Politics should be taught in primary schools, Alastair Campbell says
Politics should be taught in primary schools, Alastair Campbell has said, with the former spin doctor advising that the lessons for young children could be called “arguing”.
“We teach our kids that PE, running around the playground, is good for them. I think we should teach our kids to be interested in and engaged in politics,” Campbell told an audience at the Hay festival.
Speaking at the event in Wales on his 66th birthday, the co-host of podcast The Rest is Politics expressed dismay that most students in the UK do not take politics classes unless they choose to study it at A-level.
Political education needs to start in primary schools, and then become part of the “everyday debate” in children’s entire school experience, he said. “Maybe you don’t call it politics,” he said, suggesting that it could be called “arguing”, “policy” or “big issues”.
“Some of the most enjoyable stuff I do is going into schools and trying to teach young kids what politics is,” he added. “When they sit down and they start thinking about stuff, it’s just so fascinating and innovative.”

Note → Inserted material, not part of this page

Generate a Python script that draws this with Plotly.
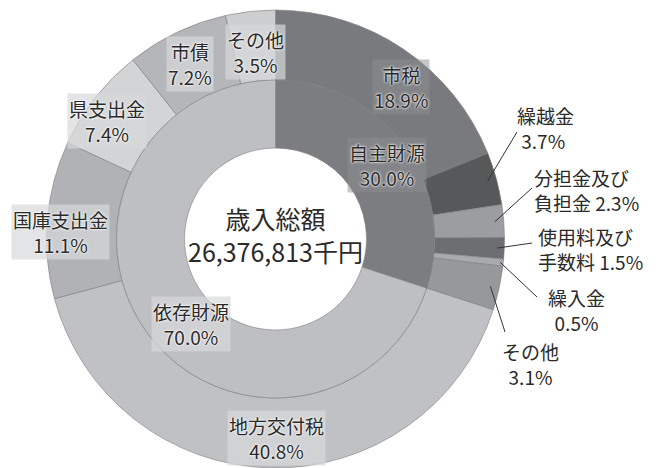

Since Eton college has produced more than triple the number of prime ministers that the Labour party has, Campbell believes that more state school students need to be taught “how to communicate, how to argue, how to fight their corner” from a young age.
Better political education is needed for adults, too, he added. “Anyone who reads the Daily Mail, please stop,” he said, addressing the audience. “It’s political dumbing down, and we’ve got to stop that.”
Though the event at the literary festival, where he was being interviewed alongside Guardian columnist Rafael Behr, was entitled Politics Without Rage, Campbell said sometimes rage “is the only way you can show why something matters”.
Questioned on his recent outburst on BBC Newsnight, when he appeared alongside former Brexit party MEP Alex Phillips, he described his response as “quite controlled rage”.
In the debate about Britain’s departure from the EU on 11 May, Campbell had repeatedly interrupted Phillips, telling her “don’t talk rubbish” and to “face the fact” that what her fellow Brexiters promised “was a pack of lies”.
When Phillips retorted by saying “It’s very rich a man who essentially was part of telling lies to invade a country to accuse me of dishonesty,” Campbell said: “I think you may have lost the argument there my dear, if I may patronise you even more.”
When Newsnight host Victoria Derbyshire tried to defuse the situation, he addressed her: “You bring these people on, you never challenge them, and you let them talk absolute rubbish about Brexit, and it’s happened on the BBC for year after year after year.”
“I wasn’t happy with myself going for Victoria at the end,” he reflected at the Hay event. “I think I did that that because I was worried that if I allowed [Phillips] to keep talking such utter bilge I would go even worse.”
Campbell asked the audience how many of them believe Brexit is going really well, and just one person put their hand up. While a book festival’s “generally middle class, middle aged” audience might not be the best survey, Campbell admitted, he believes that this lack of enthusiasm for Brexit is widespread. “I get this everywhere around the country,” he said, even in the so-called “red wall”.